- **STATED TASK**
Locate each line holding the string "this" and copy it.

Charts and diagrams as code
- - -

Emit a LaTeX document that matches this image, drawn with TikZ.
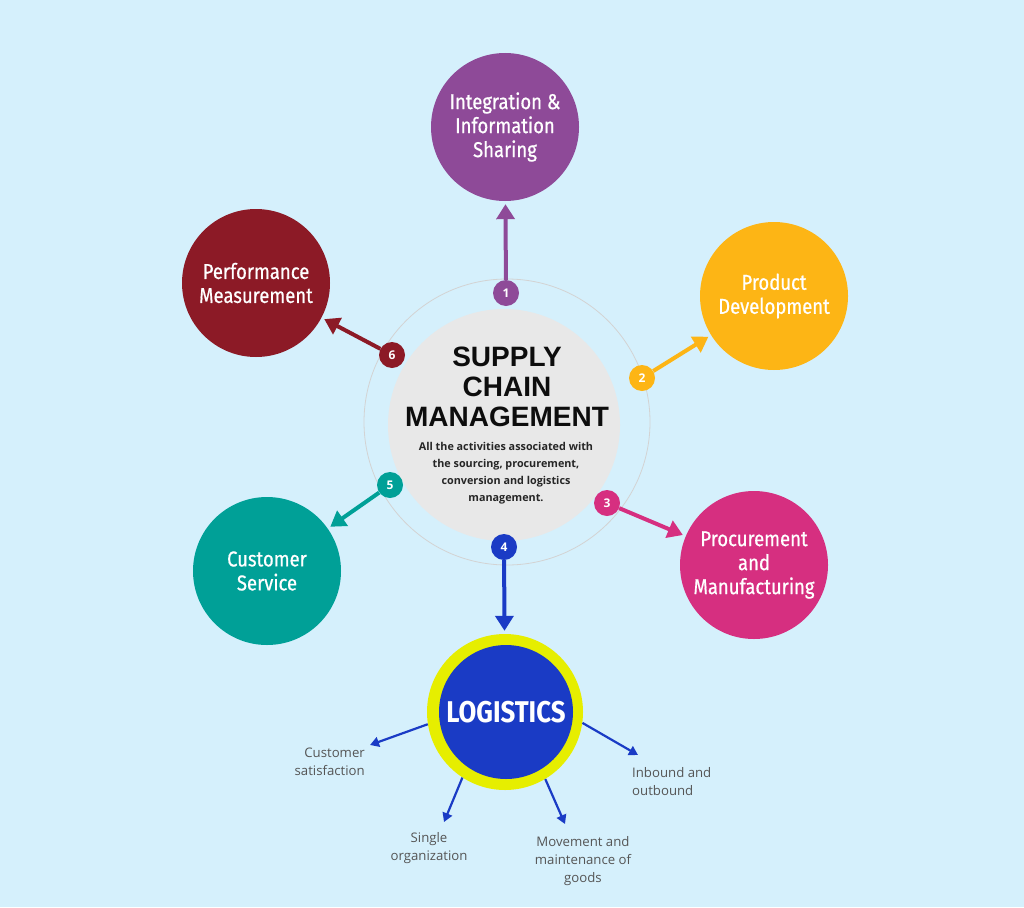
\documentclass[tikz,border=0pt]{standalone}
\usepackage{fontspec}
\setmainfont{Open Sans}
\newfontfamily\condf[FakeStretch=0.86,FakeBold=0.6]{Fira Sans}
\newfontfamily\logf[FakeStretch=0.86]{Fira Sans}
\newfontfamily\titlef{Liberation Sans}
\usetikzlibrary{arrows.meta}
\definecolor{bg}{HTML}{D5F0FC}
\definecolor{cpurple}{HTML}{8E4A98}
\definecolor{corange}{HTML}{FDB515}
\definecolor{cmagenta}{HTML}{D62F80}
\definecolor{cteal}{HTML}{00A097}
\definecolor{cdarkred}{HTML}{8C1A26}
\definecolor{cblue}{HTML}{1A3BC5}
\definecolor{cyellow}{HTML}{E6EE00}
\definecolor{cgray}{HTML}{E8E8E8}
\definecolor{cring}{HTML}{D3D3D3}
\definecolor{labgray}{HTML}{555555}
\begin{document}
\begin{tikzpicture}[x=1pt,y=-1pt,
  big/.style={circle, minimum size=148pt, inner sep=0pt, text=white, align=center,
    font=\condf\fontsize{21.5}{24}\selectfont},
  badge/.style={circle, minimum size=26pt, inner sep=0pt, text=white,
    font=\bfseries\fontsize{12}{12}\selectfont},
  arr/.style={line width=4pt, -{Triangle[width=18pt,length=15pt]}, shorten >=3pt},
  larr/.style={line width=2.2pt, draw=cblue, -{Triangle[width=10pt,length=9pt]}},
  lab/.style={text=labgray, font=\fontsize{13.2}{18}\selectfont, inner sep=0pt}
]
\fill[bg] (0,0) rectangle (1024,907);
\useasboundingbox (0,0) rectangle (1024,907);

% ring and centre
\node[circle, draw=cring, line width=0.8pt, minimum size=286pt, inner sep=0pt] (ring) at (507,422) {};
\node[circle, fill=cgray, minimum size=232pt, inner sep=0pt] (core) at (504,425) {};
\node[font=\titlef\bfseries\fontsize{28}{30}\selectfont, align=center, text=black!95] (title) at (507,387)
  {SUPPLY\\CHAIN\\MANAGEMENT};
\node[font=\bfseries\fontsize{10.8}{17}\selectfont, align=center, text=black!85] (sub) at (506,473)
  {All the activities associated with\\the sourcing, procurement,\\conversion and logistics\\management.};

% outer circles
\node[big, fill=cpurple] (c1) at (505,127) {Integration \&\\Information\\Sharing};
\node[big, fill=corange] (c2) at (774,296) {Product\\Development};
\node[big, fill=cmagenta] (c3) at (754,565) {Procurement\\and\\Manufacturing};
\node[circle, fill=cyellow, minimum size=156pt, inner sep=0pt] (c4) at (505,712) {};
\node[circle, fill=cblue, minimum size=134pt, inner sep=0pt, text=white,
  font=\logf\bfseries\fontsize{30}{30}\selectfont] (log) at (506,712) {LOGISTICS};
\node[big, fill=cteal] (c5) at (267,571) {Customer\\Service};
\node[big, fill=cdarkred] (c6) at (256,283) {Performance\\Measurement};

% badges
\node[badge, fill=cpurple] (b1) at (506,293) {1};
\node[badge, fill=corange] (b2) at (642,378) {2};
\node[badge, fill=cmagenta] (b3) at (607,503) {3};
\node[badge, fill=cblue] (b4) at (504,547) {4};
\node[badge, fill=cteal] (b5) at (390,485) {5};
\node[badge, fill=cdarkred] (b6) at (392,355) {6};

% arrows
\draw[arr, draw=cpurple, fill=cpurple] (b1) -- (c1);
\draw[arr, draw=corange, fill=corange] (b2) -- (c2);
\draw[arr, draw=cmagenta, fill=cmagenta] (b3) -- (c3);
\draw[arr, draw=cblue, fill=cblue] (b4) -- (c4);
\draw[arr, draw=cteal, fill=cteal] (b5) -- (c5);
\draw[arr, draw=cdarkred, fill=cdarkred] (b6) -- (c6);

% logistics labels
\coordinate (e1) at (370,745);
\coordinate (e2) at (444,822);
\coordinate (e3) at (565,824);
\coordinate (e4) at (638,755);
\draw[larr] (c4.189) -- (e1);
\draw[larr] (c4.237) -- (e2);
\draw[larr] (c4.301) -- (e3);
\draw[larr] (c4.352) -- (e4);
\node[lab, anchor=east, align=right] (l1) at (365,762) {Customer\\satisfaction};
\node[lab, align=center] (l2) at (429,848) {Single\\organization};
\node[lab, align=center] (l3) at (583,861) {Movement and\\maintenance of\\goods};
\node[lab, anchor=west, align=left] (l4) at (632,782) {Inbound and\\outbound};
\end{tikzpicture}
\end{document}
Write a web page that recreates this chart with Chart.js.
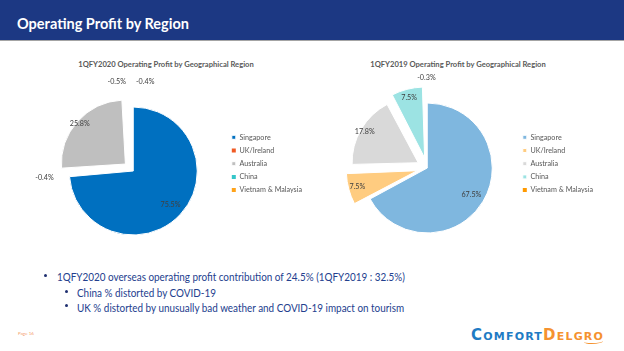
<!DOCTYPE html>
<html>
<head>
<meta charset="utf-8">
<script src="https://cdn.jsdelivr.net/npm/chart.js@4.4.1/dist/chart.umd.min.js"></script>
<style>
  html, body { margin: 0; padding: 0; background: #fff; }
  #slide { position: relative; width: 624px; height: 351px; overflow: hidden; font-family: Lato, "Open Sans", sans-serif; }
  .bar { position: absolute; left: 0; top: 0; width: 624px; height: 40px; background: #1c3883; border-bottom: 1px solid #a4a4a4; }
  .bar h1 { position: absolute; left: 17px; top: 15px; margin: 0; line-height: 18px; font-size: 14.5px; font-weight: 700; color: #fff; white-space: nowrap; }
  .ctitle { position: absolute; top: 59px; width: 260px; margin-left: -130px; text-align: center; line-height: 10px; font-size: 7.6px; font-weight: 700; color: #595959; white-space: nowrap; }
  canvas { position: absolute; }
  .line { position: absolute; white-space: nowrap; color: #23408e; font-size: 11px; line-height: 14px; transform: scaleX(0.9); transform-origin: 0 0; }
  .dot { position: absolute; width: 3px; height: 3px; border-radius: 50%; background: #1f2f70; }
  .page { position: absolute; left: 18px; top: 331px; font-size: 4.5px; color: #f4a06b; }
  .logo { position: absolute; left: 471px; top: 326px; white-space: nowrap; font-family: "DejaVu Sans", sans-serif; font-weight: 700; line-height: 18px; letter-spacing: 1.2px; }
  .logo .c { color: #1e7bc4; }
  .logo .d { color: #f5922f; }
  .logo .big { font-size: 15px; }
  .logo .sm { font-size: 11px; }
  .swoosh { position: absolute; left: 584px; top: 339px; width: 19px; height: 4px; border-bottom: 1.5px solid #f5922f; border-radius: 0 0 60% 40%; }
</style>
</head>
<body>
<div id="slide">
  <div class="bar"><h1>Operating Profit by Region</h1></div>

  <div class="ctitle" style="left:166px">1QFY2020 Operating Profit by Geographical Region</div>
  <div class="ctitle" style="left:458px">1QFY2019 Operating Profit by Geographical Region</div>

  <canvas id="pie2020" width="292" height="215" style="left:20px; top:55px"></canvas>
  <canvas id="pie2019" width="266" height="215" style="left:337px; top:55px"></canvas>

  <div class="dot" style="left:44px; top:274px"></div>
  <div class="line" style="left:57px; top:270px">1QFY2020 overseas operating profit contribution of 24.5% (1QFY2019 : 32.5%)</div>
  <div class="dot" style="left:65px; top:290px"></div>
  <div class="line" style="left:77px; top:286px">China % distorted by COVID-19</div>
  <div class="dot" style="left:65px; top:304px"></div>
  <div class="line" style="left:77px; top:301px">UK % distorted by unusually bad weather and COVID-19 impact on tourism</div>

  <div class="page">Page 16</div>
  <div class="logo"><span class="c"><span class="big">C</span><span class="sm">OMFORT</span></span><span class="d"><span class="big">D</span><span class="sm">ELGRO</span></span></div>
  <div class="swoosh"></div>
</div>

<script>
// regions in the order Excel drew them (clockwise from 12 o'clock)
const regions = ["Singapore", "UK/Ireland", "Australia", "China", "Vietnam & Malaysia"];

// operating profit share, % (negative = loss)
const share2020 = [75.5, -0.4, 25.8, -0.5, -0.4];
const share2019 = [67.5, 7.5, 17.8, 7.5, -0.3];

const colors2020 = ["#0070c0", "#f05a24", "#bfbfbf", "#35c6c9", "#ffa31a"];
const colors2019 = ["#7fb7df", "#ffcc80", "#d9d9d9", "#9ce3e3", "#ff9900"];

// percent labels, inside the big slices, just outside the thin ones
const sliceLabels = {
  id: "sliceLabels",
  afterDatasetsDraw(chart, args, opts) {
    const ctx = chart.ctx;
    const arcs = chart.getDatasetMeta(0).data;
    ctx.save();
    ctx.font = "7.2px Lato";
    ctx.fillStyle = "#404040";
    ctx.textAlign = "center";
    ctx.textBaseline = "middle";
    const boxes = [];
    arcs.forEach((arc, i) => {
      const mid = (arc.startAngle + arc.endAngle) / 2;
      const push = (arc.options.offset || 0) / 2;
      const thin = arc.endAngle - arc.startAngle < 0.15;
      const dist = push + (thin ? arc.outerRadius + 4 : arc.outerRadius * 0.79);
      const text = opts.shares[i].toFixed(1) + "%";
      boxes.push({
        text: text,
        w: ctx.measureText(text).width,
        thin: thin,
        x: arc.x + Math.cos(mid) * dist,
        y: arc.y + Math.sin(mid) * dist
      });
    });
    // spread neighbouring outside labels apart
    const outside = boxes.filter(b => b.thin);
    for (let i = 1; i < outside.length; i++) {
      const a = outside[i - 1], b = outside[i];
      if (Math.abs(a.y - b.y) < 9) {
        const need = (a.w + b.w) / 2 + 10 - Math.abs(b.x - a.x);
        if (need > 0) {
          const s = b.x >= a.x ? 1 : -1;
          a.x -= s * need / 2;
          b.x += s * need / 2;
        }
      }
    }
    boxes.forEach(b => ctx.fillText(b.text, b.x, b.y));
    ctx.restore();
  }
};

function makePie(id, shares, colors, offsets, radius, padding) {
  return new Chart(document.getElementById(id), {
    type: "pie",
    data: {
      labels: regions,
      datasets: [{
        data: shares.map(v => Math.abs(v)),
        backgroundColor: colors,
        borderColor: "#ffffff",
        // thin slivers would vanish under a white edge
        borderWidth: c => Math.abs(c.raw) < 1 ? 0 : 1,
        offset: offsets
      }]
    },
    options: {
      responsive: false,
      animation: false,
      radius: radius,
      layout: { padding: padding },
      plugins: {
        tooltip: { enabled: false },
        legend: {
          position: "right",
          align: "start",
          labels: {
            boxWidth: 4,
            boxHeight: 4,
            padding: 6,
            color: "#595959",
            font: { family: "Lato", size: 7.2 }
          }
        },
        sliceLabels: { shares: shares }
      }
    },
    plugins: [sliceLabels]
  });
}

makePie("pie2020", share2020, colors2020, [0, 42, 42, 42, 42], 64,
  { left: 20.7, top: 72.7, right: 0, bottom: 55.7 });
makePie("pie2019", share2019, colors2019, [0, 42, 42, 42, 42], 65,
  { left: 0.7, top: 72.7, right: 0, bottom: 61.7 });
</script>
</body>
</html>
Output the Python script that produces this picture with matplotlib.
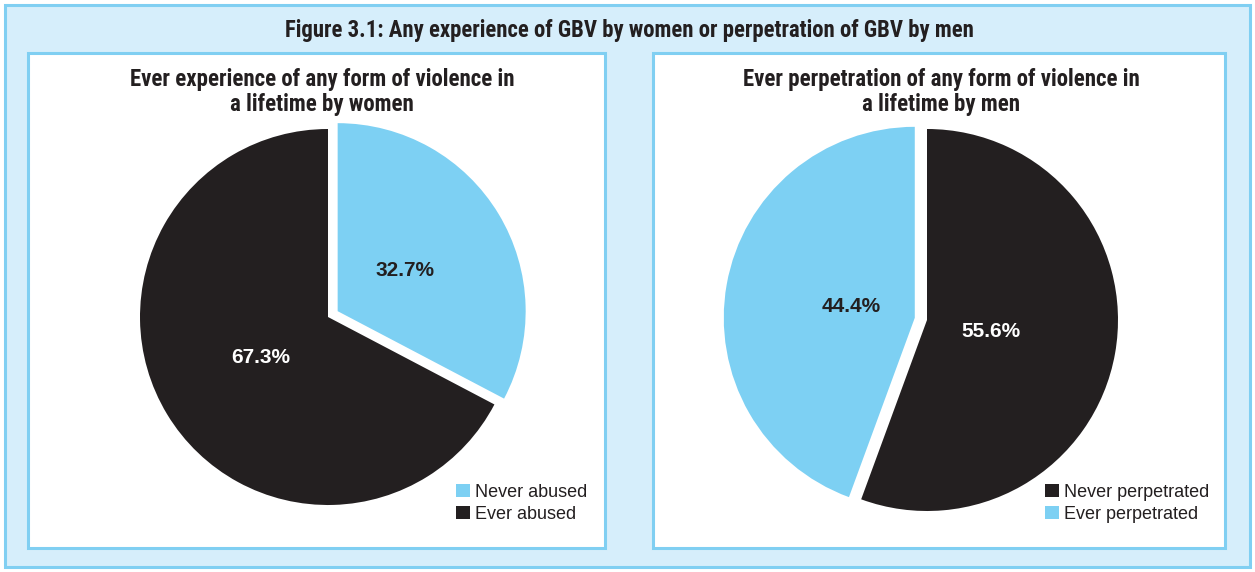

- - -

- **RESULT BELOW**
Emit a LaTeX document that matches this image, drawn with TikZ.
Write a web page that recreates this chart with Chart.js.
Output the Python script that produces this picture with matplotlib.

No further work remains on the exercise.